Are you planning to study abroad by financing the cost using student loan?
In this article, I’ll be revealing some interesting facts about education loans, interest rates, and loan pay-off.
Question: Is it better to get student loans from my bank in India or from the U.S.?
About 70% of international students in the U.S.A. use their personal and family funds for covering the cost of education. That includes both graduate and undergraduate study.
Here, personal funds refer to money from parents and education loan used by students to pay for the expenses.
Question: How can one use money from student loan?
Student loans are usually issued in the form of a bank draft in the name of a university in India.
Another separate bank draft is issued under the student’s name for personal living expenses.
While studying abroad, you might not get any financial aid or scholarship. Managing all expenses from part time job salary is difficult.
Part-time jobs don’t pay a lot. But you might be able to cover your monthly living expenses with income from part-time jobs.
However, the good news is, you will be able to pay your loan when you get a full-time job within a few years. Usually, entry level jobs in software or engineering pay anywhere from $50,000 to $80,000 per year.
Now, let’s assume that after graduation, you will be still left a balance of around $20,000 in your student loan and that’s usual among those who studied in the U.S. I have seen people who have left much more in student loan debt.

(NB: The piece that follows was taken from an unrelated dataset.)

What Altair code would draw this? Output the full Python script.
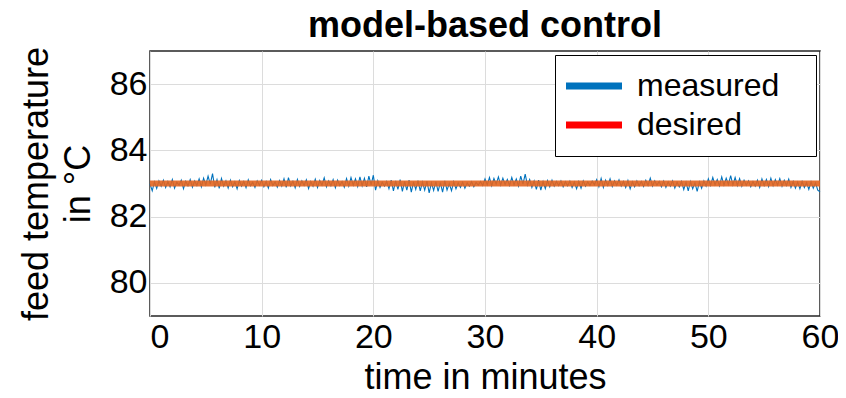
import altair as alt
import pandas as pd

chart_title = "model-based control"
x_title = "time in minutes"
y_title = ["feed temperature", "in °C"]
series_names = ["measured", "desired"]
legend_colors = ["#0072BD", "#FF0000"]
desired_line_color = "#E3651F"
x_ticks = [0, 10, 20, 30, 40, 50, 60]
y_ticks = [80, 82, 84, 86]
sample_step_min = 0.2

measured_values = [
    82.98, 82.78, 83.05, 82.85, 83.08, 82.92, 83.10, 82.88, 83.06, 82.90,
    83.12, 82.86, 83.04, 82.95, 83.10, 82.84, 83.07, 82.93, 83.12, 82.89,
    83.08, 82.94, 83.14, 82.90, 83.16, 82.96, 83.22, 82.98, 83.30, 82.88,
    83.12, 82.85, 83.15, 82.92, 83.08, 82.86, 83.10, 82.90, 83.05, 82.84,
    83.09, 82.92, 83.06, 82.87, 83.11, 82.93, 83.04, 82.88, 83.08, 82.95,
    83.10, 82.90, 83.06, 82.86, 83.12, 82.94, 83.05, 82.89, 83.09, 82.92,
    83.14, 82.88, 83.18, 82.93, 83.07, 82.87, 83.12, 82.91, 83.08, 82.94,
    83.11, 82.85, 83.06, 82.92, 83.13, 82.88, 83.09, 82.95, 83.17, 82.90,
    83.08, 82.93, 83.12, 82.87, 83.10, 82.94, 83.06, 82.89, 83.15, 82.92,
    83.18, 82.95, 83.14, 82.91, 83.20, 82.93, 83.16, 82.90, 83.22, 82.96,
    83.25, 82.80, 83.08, 82.88, 83.04, 82.92, 83.06, 82.84, 83.10, 82.78,
    83.08, 82.82, 83.12, 82.76, 83.06, 82.80, 83.10, 82.74, 83.05, 82.82,
    83.09, 82.78, 83.04, 82.80, 83.07, 82.72, 83.02, 82.79, 83.06, 82.76,
    83.03, 82.74, 83.08, 82.80, 83.00, 82.78, 83.05, 82.84, 83.02, 82.88,
    83.04, 82.86, 83.02, 82.92, 83.05, 82.90, 83.03, 82.95, 83.06, 82.94,
    83.14, 82.96, 83.18, 82.93, 83.15, 82.98, 83.20, 82.95, 83.16, 82.97,
    83.12, 82.94, 83.18, 82.96, 83.14, 82.92, 83.22, 82.98, 83.28, 82.95,
    83.12, 82.88, 83.08, 82.82, 83.10, 82.80, 83.06, 82.85, 83.09, 82.90,
    83.10, 82.92, 83.06, 82.94, 83.08, 82.90, 83.05, 82.93, 83.07, 82.88,
    83.04, 82.84, 83.06, 82.86, 83.08, 82.92, 83.05, 82.94, 83.07, 82.96,
    83.12, 82.90, 83.15, 82.88, 83.10, 82.94, 83.14, 82.91, 83.08, 82.95,
    83.11, 82.92, 83.06, 82.88, 83.09, 82.84, 83.05, 82.90, 83.08, 82.93,
    83.06, 82.91, 83.10, 82.94, 83.16, 82.92, 83.08, 82.95, 83.06, 82.90,
    83.07, 82.88, 83.05, 82.92, 83.08, 82.86, 83.04, 82.90, 83.06, 82.82,
    83.04, 82.78, 83.06, 82.84, 83.02, 82.76, 83.05, 82.86, 83.08, 82.92,
    83.14, 82.94, 83.18, 82.96, 83.12, 82.93, 83.20, 82.95, 83.16, 82.97,
    83.24, 82.96, 83.18, 82.94, 83.15, 82.92, 83.10, 82.95, 83.08, 82.90,
    83.06, 82.92, 83.10, 82.88, 83.14, 82.94, 83.12, 82.91, 83.16, 82.93,
    83.12, 82.95, 83.15, 82.92, 83.10, 82.94, 83.13, 82.88, 83.06, 82.86,
    83.04, 82.84, 83.06, 82.88, 83.03, 82.82, 83.05, 82.86, 83.02, 82.80,
    82.75,
]
desired_time = [0, 60]
desired_values = [83.0, 83.0]

measured_time = [round(i * sample_step_min, 2) for i in range(len(measured_values))]
df_measured = pd.DataFrame({"time": measured_time, "temp": measured_values, "series": "measured"})
df_desired = pd.DataFrame({"time": desired_time, "temp": desired_values, "series": "desired"})

FONT = "Liberation Sans"

x_enc = alt.X(
    "time:Q",
    scale=alt.Scale(domain=[0, 60], nice=False, zero=False),
    axis=alt.Axis(
        values=x_ticks,
        title=x_title,
        labelAlign={"condition": {"test": "datum.value == 0", "value": "left"}, "value": "center"},
        labelPadding=4,
        titlePadding=6,
    ),
)
y_enc = alt.Y(
    "temp:Q",
    scale=alt.Scale(domain=[79, 87], nice=False, zero=False),
    axis=alt.Axis(values=y_ticks, title=y_title, labelPadding=3, titlePadding=12, titleLineHeight=42),
)

color_enc = alt.Color(
    "series:N",
    scale=alt.Scale(domain=series_names, range=legend_colors),
    legend=alt.Legend(
        title=".",
        titleOrient="right",
        titleOpacity=0,
        titleFontSize=10,
        titlePadding=19,
        orient="none",
        legendX=405,
        legendY=4,
        symbolType="M-3.5,0H3.5",
        symbolSize=256,
        symbolStrokeWidth=7,
        symbolOffset=8,
        labelFontSize=32,
        labelFont=FONT,
        labelColor="black",
        labelOffset=27,
        labelLimit=400,
        rowPadding=7,
        padding=15,
        strokeColor="black",
        fillColor="white",
    ),
)

measured = alt.Chart(df_measured).mark_line(strokeWidth=1.1).encode(x=x_enc, y=y_enc, color=color_enc)
desired = alt.Chart(df_desired).mark_line(strokeWidth=6, opacity=0.9, color=desired_line_color).encode(
    x=x_enc, y=y_enc
)

chart = (
    alt.layer(measured, desired)
    .properties(
        width=670,
        height=265,
        title=alt.TitleParams(chart_title, anchor="middle", frame="group", offset=1),
        autosize=alt.AutoSizeParams(type="none"),
        padding={"left": 142, "top": 43, "right": 18, "bottom": 82},
    )
    .configure_view(stroke="#262626", strokeWidth=1.5)
    .configure_axis(
        labelFont=FONT,
        titleFont=FONT,
        labelFontSize=34,
        titleFontSize=36,
        titleFontWeight="normal",
        labelColor="black",
        titleColor="black",
        domain=False,
        ticks=False,
        grid=True,
        gridColor="#DCDCDC",
        gridWidth=1,
    )
    .configure_title(font=FONT, fontSize=36, fontWeight="bold", color="black")
)

chart.save("out.html", embed_options={"renderer": "svg", "actions": False})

There are so many options available here for repaying student loans. However, an international student’s loan will have different payment options.

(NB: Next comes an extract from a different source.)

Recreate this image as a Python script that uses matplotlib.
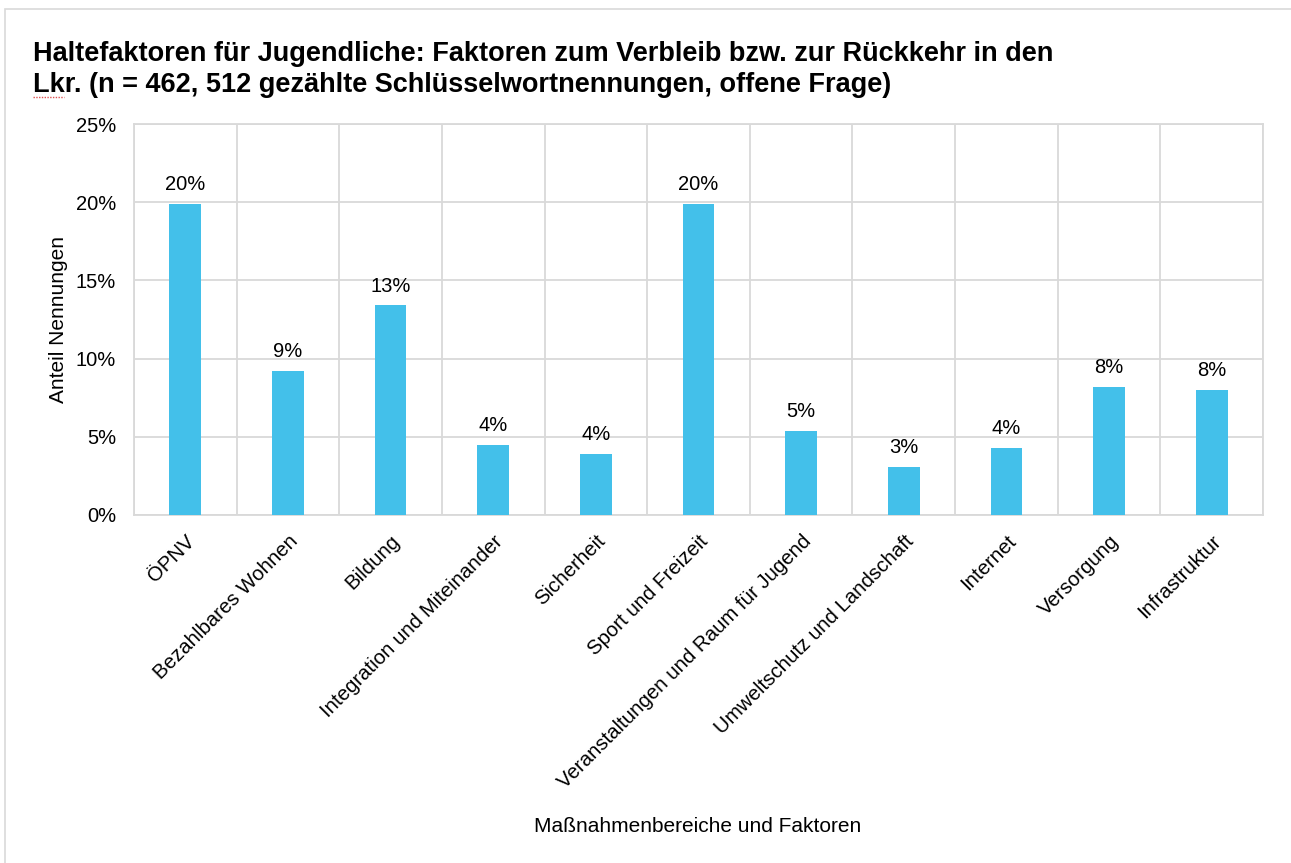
import matplotlib
matplotlib.use("Agg")
import matplotlib.pyplot as plt
import numpy as np
from matplotlib.lines import Line2D
from matplotlib.patches import Rectangle

plt.rcParams['font.family'] = ['Liberation Sans', 'DejaVu Sans']

categories = ["ÖPNV", "Bezahlbares Wohnen", "Bildung", "Integration und Miteinander",
              "Sicherheit", "Sport und Freizeit", "Veranstaltungen und Raum für Jugend",
              "Umweltschutz und Landschaft", "Internet", "Versorgung", "Infrastruktur"]
values = [19.9, 9.2, 13.4, 4.5, 3.9, 19.9, 5.4, 3.1, 4.3, 8.2, 8.0]
yticks = [0, 5, 10, 15, 20, 25]

title = ("Haltefaktoren für Jugendliche: Faktoren zum Verbleib bzw. zur Rückkehr in den\n"
         "Lkr. (n = 462, 512 gezählte Schlüsselwortnennungen, offene Frage)")
ylabel = "Anteil Nennungen"
xlabel = "Maßnahmenbereiche und Faktoren"

W, H = 1291, 863
fig = plt.figure(figsize=(W / 100, H / 100), dpi=100)
fig.patch.set_facecolor("white")

# outer chart border
fig.add_artist(Rectangle((5 / W, -0.01), 1.2, 1 - 9 / H + 0.01, transform=fig.transFigure,
                         fill=False, edgecolor="#D9D9D9", linewidth=1.2))

ax = fig.add_axes([134 / W, (H - 515) / H, (1263 - 134) / W, (515 - 124) / H])
x = np.arange(len(categories))
bar_color = "#43C0EA"
grid_color = "#D9D9D9"
ax.bar(x, values, width=0.31, color=bar_color, zorder=3)
ax.set_xlim(-0.5, len(categories) - 0.5)
ax.set_ylim(0, 25)
ax.set_yticks(yticks)
ax.set_yticklabels([f"{t}%" for t in yticks])
ax.set_xticks(x)
ax.set_xticklabels(categories, rotation=45, ha="right", va="top", rotation_mode="anchor")
ax.set_xticks(np.arange(-0.5, len(categories)), minor=True)
ax.grid(axis="x", which="minor", color=grid_color, linewidth=1.3, zorder=0)
ax.grid(axis="y", which="major", color=grid_color, linewidth=1.3, zorder=0)
ax.tick_params(axis="both", which="both", length=0)
ax.tick_params(axis="y", labelsize=14.5, pad=13, colors="#000000")
ax.tick_params(axis="x", labelsize=14.7, pad=12)
for s in ax.spines.values():
    s.set_color(grid_color)
    s.set_linewidth(1.3)

for xi, v in zip(x, values):
    ax.annotate(f"{round(v)}%", (xi, v), xytext=(0, 7), textcoords="offset points",
                ha="center", va="bottom", fontsize=14.5)

ax.set_ylabel(ylabel, fontsize=15)
ax.yaxis.set_label_coords(-66 / (1263 - 134), 0.5)
fig.text(698 / W, 1 - 826 / H, xlabel, ha="center", va="center", fontsize=15)

fig.text(33 / W, 1 - 41 / H, title, ha="left", va="top", fontsize=19.5, fontweight="bold",
         linespacing=1.24)
# spell-check squiggle under "Lkr."
fig.add_artist(Line2D([33 / W, 64 / W], [1 - 97 / H, 1 - 97 / H], transform=fig.transFigure,
                      color="#E05050", linewidth=1.0, linestyle=(0, (1, 1))))

fig.savefig("out.png", dpi=100, facecolor="white")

In general, your living expenses will increase after you graduate. It will be difficult to share one room with 4 people when you’re already working. When fewer people share in the rent, the monthly living expenses will in turn increase. I was paying around $1,100 per month in Florida (as a student) and around $1,300 per month in North Carolina (when I began working).
Here are a few tips on how to settle your student loan much faster:
- Watch where your money goes, categorize your expenses and cut on miscellaneous expenses.

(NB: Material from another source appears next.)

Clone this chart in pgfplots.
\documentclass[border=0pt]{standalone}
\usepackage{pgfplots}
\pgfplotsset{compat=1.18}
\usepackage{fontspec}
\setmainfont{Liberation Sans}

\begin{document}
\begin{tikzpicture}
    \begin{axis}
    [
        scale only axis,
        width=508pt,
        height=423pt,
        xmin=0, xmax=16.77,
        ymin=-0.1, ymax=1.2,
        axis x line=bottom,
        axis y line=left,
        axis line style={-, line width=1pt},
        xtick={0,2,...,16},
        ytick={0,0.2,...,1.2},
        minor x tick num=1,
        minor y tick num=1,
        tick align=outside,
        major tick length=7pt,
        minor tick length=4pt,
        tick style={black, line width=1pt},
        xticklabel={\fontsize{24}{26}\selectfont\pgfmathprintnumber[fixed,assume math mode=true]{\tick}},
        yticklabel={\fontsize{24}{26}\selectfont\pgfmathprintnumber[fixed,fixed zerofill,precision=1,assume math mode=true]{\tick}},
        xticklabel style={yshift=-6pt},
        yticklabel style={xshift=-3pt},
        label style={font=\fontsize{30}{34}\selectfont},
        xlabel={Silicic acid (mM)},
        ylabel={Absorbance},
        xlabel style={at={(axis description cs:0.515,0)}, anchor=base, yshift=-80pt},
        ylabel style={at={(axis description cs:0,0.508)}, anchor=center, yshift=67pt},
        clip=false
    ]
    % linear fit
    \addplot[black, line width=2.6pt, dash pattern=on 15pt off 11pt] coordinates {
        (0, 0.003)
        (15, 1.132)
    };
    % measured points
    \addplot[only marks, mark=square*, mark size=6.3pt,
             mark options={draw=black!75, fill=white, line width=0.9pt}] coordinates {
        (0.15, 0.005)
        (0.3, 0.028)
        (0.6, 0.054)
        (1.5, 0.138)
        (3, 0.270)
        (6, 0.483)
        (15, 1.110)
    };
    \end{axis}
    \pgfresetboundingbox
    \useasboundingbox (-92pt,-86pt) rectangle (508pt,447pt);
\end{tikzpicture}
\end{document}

- Avoid spending on luxury items.
- Make a list when you go to a grocery store and stick to the list when you buy items.
- Participate in your company’s 401(k) retirement savings plan.
- Save at least 5% of every pay check for emergency.
Above tips would help you save money and that can be used to repay student loan balances.
Suppose you get $3,000 after tax in your hand, at max you will spend $1,500 per month for living and saving $150 (5%), will give you $1,350 to pay off your student loan.
With this calculation, a student loan can be paid off in 14 months.
But wait, you will definitely need to buy a car to travel to work, unless you are working in metro cities like New York, Boston, etc.
If you buy a car for $20,000, your monthly payment will be around $350 for 5 years. That will delay your student loan repayment period.
But the scenario is different if you earn $80,000 per year, right?